Astronomers looking for the blue ones make an important discovery.
This captivating article could be used alongside Earth and Space and Physical Sciences for years 7, 9, and 10 as well as Senior Sciences.
Interactive class activity included.
Word Count / Video Length: 738
Astronomers peering back in time by studying galaxies so far away that their light has been travelling for more than half the age of the universe have discovered a new class of quasars – and a clue to the ultimate fate of our own galaxy.
Quasars are the most luminous objects in the universe, emitting as much energy as 10 trillion suns, says Allison Kirkpatrick, an astronomer at the University of Kansas, Lawrence, US, and are associated with gigantic black holes at the heart of the largest galaxies.
“I am a black-hole hunter, and quasars are the most massive of these,” she said at a meeting of the American Astronomical Society in St. Louis, Missouri.
Such giant black holes form when two galaxies, each with black holes at its own heart, collide.
At that point, several things happen.
First, the collision stirs up the gas and dust in these galaxies, pushing it toward their centres. Then, the gas and dust start to fall into the black holes, now in the process of merging.
“They begin to feed rapidly on the gas around them,” Kirkpatrick says. “This is the quasar stage. They are almost universally produced by major mergers.”
Feeding black holes produce large amounts of X-rays, but initially, these X-rays are blocked by the gas and dust clouds that have been drawn into the merging galaxies’ centre.
“It obscures the X-rays,” says Kirkpatrick says – but the heated gas and dust isn’t invisible. Instead of X-rays, it emits vast amounts of infrared light that can be detected by earthly astronomers.
“We have a dust-reddened quasar,” she says, “[with] very massive black-hole activity going on, but hidden from view.”
Then, things shift. The powerful radiation being emitted by the quasar overcomes the gravity drawing dust and gas inward toward it, and rapidly blows dust and gas entirely out of the galaxy. “Now we see a luminous blue quasar,” she says.
Red quasars are common, as are blue ones. But nobody before had ever caught one in the act of making the transition, where the gas and dust have been blown out of the inner part of the galaxy, but not yet out of its outer reaches.

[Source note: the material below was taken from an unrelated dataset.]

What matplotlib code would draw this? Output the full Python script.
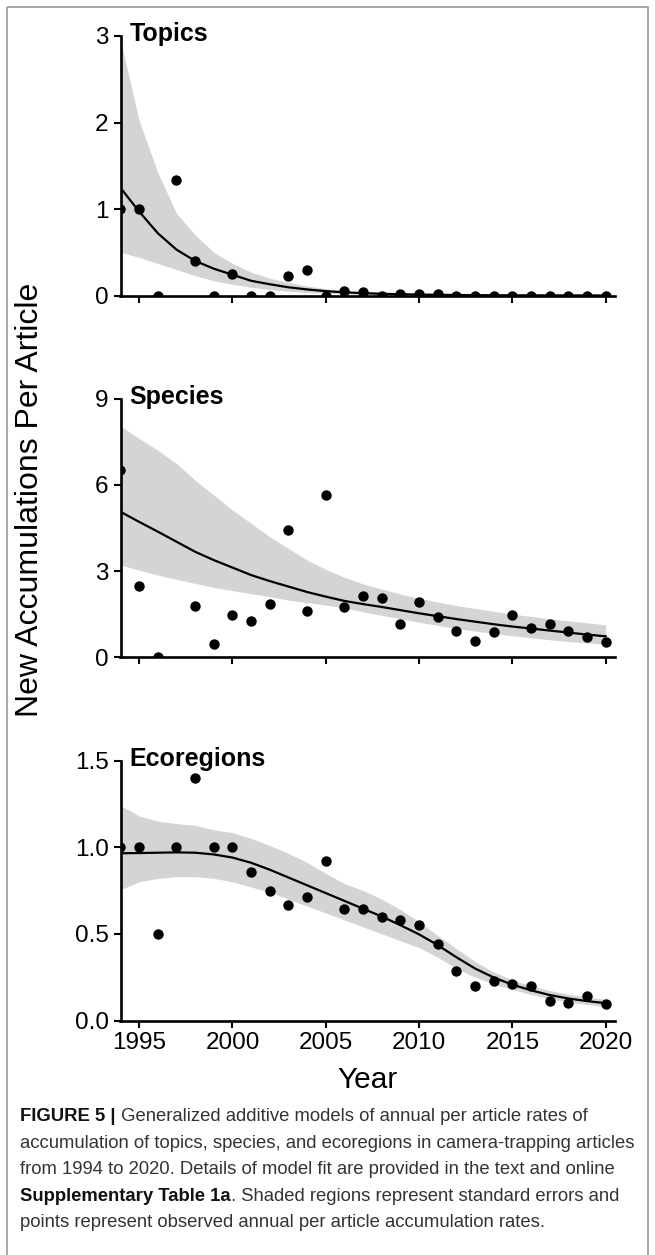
import numpy as np
import matplotlib.pyplot as plt
from matplotlib.patches import Rectangle

plt.rcParams['font.family'] = ['Liberation Sans', 'DejaVu Sans']

# data
years = np.arange(1994, 2021)

topics_obs = [1.0, 1.0, 0.0, 1.33, 0.40, 0.0, 0.25, 0.0, 0.0, 0.22, 0.29, 0.0, 0.05, 0.04,
              0.0, 0.02, 0.015, 0.015, 0.0, 0.0, 0.0, 0.0, 0.0, 0.0, 0.0, 0.0, 0.0]
topics_fit = [1.245, 0.97, 0.72, 0.53, 0.40, 0.31, 0.24, 0.17, 0.13, 0.095, 0.07, 0.05, 0.037, 0.027,
              0.02, 0.015, 0.011, 0.008, 0.006, 0.004, 0.003, 0.002, 0.002, 0.001, 0.001, 0.001, 0.0]
topics_hi = [2.95, 2.02, 1.42, 0.95, 0.70, 0.50, 0.37, 0.27, 0.20, 0.15, 0.11, 0.08, 0.055, 0.04,
             0.03, 0.022, 0.016, 0.012, 0.009, 0.007, 0.005, 0.004, 0.003, 0.002, 0.002, 0.001, 0.001]
topics_lo = [0.50, 0.44, 0.37, 0.30, 0.23, 0.17, 0.13, 0.095, 0.07, 0.05, 0.035, 0.025, 0.018, 0.012,
             0.009, 0.006, 0.004, 0.003, 0.002, 0.001, 0.001, 0.001, 0.0, 0.0, 0.0, 0.0, 0.0]

species_obs = [6.50, 2.48, 0.0, np.nan, 1.77, 0.45, 1.48, 1.25, 1.84, 4.41, 1.61, 5.65, 1.74, 2.13,
               2.05, 1.15, 1.93, 1.41, 0.93, 0.56, 0.88, 1.48, 1.02, 1.16, 0.93, 0.70, 0.53]
species_fit = [5.06, 4.71, 4.37, 4.02, 3.67, 3.38, 3.12, 2.86, 2.65, 2.46, 2.27, 2.11, 1.96, 1.85,
               1.75, 1.64, 1.53, 1.43, 1.33, 1.24, 1.15, 1.07, 1.0, 0.93, 0.86, 0.79, 0.73]
species_hi = [8.04, 7.61, 7.2, 6.74, 6.16, 5.64, 5.12, 4.66, 4.19, 3.79, 3.38, 3.06, 2.78, 2.55,
              2.37, 2.2, 2.05, 1.92, 1.8, 1.7, 1.6, 1.5, 1.42, 1.34, 1.27, 1.2, 1.13]
species_lo = [3.21, 3.03, 2.86, 2.71, 2.57, 2.43, 2.32, 2.21, 2.11, 1.99, 1.9, 1.82, 1.72, 1.58,
              1.46, 1.34, 1.22, 1.11, 1.0, 0.91, 0.83, 0.75, 0.68, 0.61, 0.55, 0.5, 0.45]

eco_obs = [1.0, 1.0, 0.5, 1.0, 1.40, 1.0, 1.0, 0.856, 0.75, 0.665, 0.715, 0.918, 0.642, 0.646,
           0.598, 0.58, 0.55, 0.444, 0.283, 0.2, 0.226, 0.21, 0.2, 0.115, 0.10, 0.142, 0.096]
eco_fit = [0.965, 0.966, 0.968, 0.97, 0.968, 0.958, 0.94, 0.91, 0.87, 0.825, 0.78, 0.735, 0.69, 0.645,
           0.6, 0.55, 0.497, 0.435, 0.365, 0.3, 0.248, 0.207, 0.174, 0.147, 0.127, 0.112, 0.10]
eco_hi = [1.24, 1.18, 1.15, 1.136, 1.126, 1.10, 1.084, 1.05, 1.01, 0.964, 0.912, 0.849, 0.79, 0.75,
          0.70, 0.64, 0.57, 0.49, 0.415, 0.34, 0.28, 0.235, 0.2, 0.173, 0.152, 0.135, 0.122]
eco_lo = [0.755, 0.80, 0.82, 0.83, 0.83, 0.82, 0.80, 0.77, 0.74, 0.70, 0.66, 0.62, 0.58, 0.54,
          0.50, 0.46, 0.42, 0.365, 0.30, 0.25, 0.21, 0.18, 0.15, 0.125, 0.107, 0.093, 0.08]

panels = [
    ('Topics', topics_obs, topics_fit, topics_lo, topics_hi, [0, 1, 2, 3], ['0', '1', '2', '3']),
    ('Species', species_obs, species_fit, species_lo, species_hi, [0, 3, 6, 9], ['0', '3', '6', '9']),
    ('Ecoregions', eco_obs, eco_fit, eco_lo, eco_hi, [0, 0.5, 1.0, 1.5], ['0.0', '0.5', '1.0', '1.5']),
]
xticks = [1995, 2000, 2005, 2010, 2015, 2020]

W, H = 655, 1255
fig = plt.figure(figsize=(W / 100, H / 100), dpi=100)

# panel placement in pixels: (top, bottom)
left_px, right_px = 120.5, 615
rows_px = [(36, 295.5), (398.5, 657.3), (760.5, 1020.5)]

for i, (name, obs, fit, lo, hi, yt, ytl) in enumerate(panels):
    top, bot = rows_px[i]
    ax = fig.add_axes([left_px / W, 1 - bot / H, (right_px - left_px) / W, (bot - top) / H])
    ax.fill_between(years, lo, hi, color='#d4d4d4', lw=0, zorder=1)
    ax.plot(years, fit, color='black', lw=1.6, zorder=2)
    ax.scatter(years, obs, s=56, color='black', zorder=3, linewidths=0)
    ax.set_xlim(1994, 2020.5)
    ax.set_ylim(yt[0], yt[-1])
    ax.set_yticks(yt)
    ax.set_yticklabels(ytl)
    ax.set_xticks(xticks)
    for side in ['top', 'right']:
        ax.spines[side].set_visible(False)
    for side in ['left', 'bottom']:
        ax.spines[side].set_linewidth(1.9)
    ax.tick_params(length=5, width=1.5, labelsize=17.5, pad=3.5, color='black')
    if i < 2:
        ax.set_xticklabels([])
    ax.text(0.018, 0.98, name, transform=ax.transAxes, fontsize=18, fontweight='bold',
            ha='left', va='baseline')

fig.text(30 / W, 1 - 500 / H, 'New Accumulations Per Article', rotation=90,
         fontsize=23, ha='center', va='center')
fig.text((left_px + right_px) / 2 / W, 1 - 1088 / H, 'Year', fontsize=21.5,
         ha='center', va='baseline')

# caption
cap = fig.add_axes([0, 0, 1, 1])
cap.set_axis_off()
cap.set_xlim(0, W)
cap.set_ylim(H, 0)
cap_lines = [
    ('FIGURE 5 |', ' Generalized additive models of annual per article rates of'),
    ('', 'accumulation of topics, species, and ecoregions in camera-trapping articles'),
    ('', 'from 1994 to 2020. Details of model fit are provided in the text and online'),
    ('Supplementary Table 1a', '. Shaded regions represent standard errors and'),
    ('', 'points represent observed annual per article accumulation rates.'),
]
cap_size = 13.3
for k, (bold, rest) in enumerate(cap_lines):
    yb = 1121 + k * 26.6
    if bold:
        t = cap.text(20, yb, bold, fontsize=cap_size, fontweight='bold', color='#111111',
                     ha='left', va='baseline')
        cap.annotate(rest, xy=(1, 0), xycoords=t, fontsize=cap_size, color='#333333',
                     ha='left', va='bottom')
    else:
        cap.text(20, yb, rest, fontsize=cap_size, color='#333333', ha='left', va='baseline')

# thin grey frame around the figure
cap.add_patch(Rectangle((7, 7), 641, 1260, fill=False, edgecolor='#9a9a9a', lw=1.2, clip_on=False))

fig.savefig('out.png', dpi=100)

To find one, Kirkpatrick’s team examined the 1600 most active known quasars, looking for ones that were blue – indicating that their cores had been swept sufficiently free of gas and dust for us to see the quasar itself – but which also emitted a lot of infrared light, indicating that their outer reaches still contained rings of hot gas and dust.
And, while such objects were rare, Kirkpatrick’s team found 22 of them, all six to 12 billion light years away, including a galaxy that had both a blue quasar and 100 times more dust than our own Milky Way.
That said, it’s a transition phase. “This new population of quasars are rare and short-lived, she says.
They also mark the beginning of these galaxies’ deaths, because without their gas and dust, they can no longer form new stars. “We believe that it is the massive black hole that kills them,” Kirkpatrick says.
And while her study was peering six billion to 12 billion years back in time, it also predicts the future our own Milky Way. “There is a quasar in the Milky Way’s future,” she says.
That’s because our galaxy will eventually collide with the Andromeda galaxy, a galaxy about the size of our own, currently about 2.5 million light years away.
Both galaxies have giant black holes at their centres. Neither black hole is currently doing anything dangerous, but when they collide, Kirkpatrick says, both will light up dramatically.
“That will dominate our night sky,” she says. “They will be incredibly bright. The nice plane of the Milky Way will be dominated by this bright halo [marking the location of the merging black holes].”
Then, all the gas and dust will be blown out of the merged galaxies and star and planet formation will be shut off. Existing planets will probably survive, Kirkpatrick says, “but you won’t get anything new. They’ll just be going around red dwarfs until eventually [their stars] burn out”.
Not that this is anything of immediate concern to humans. The merger won’t occur for another three to four billion years, Kirkpatrick says. “That will be about the same time the sun has turned into a red giant, so we will have other problems to occupy us at the time.”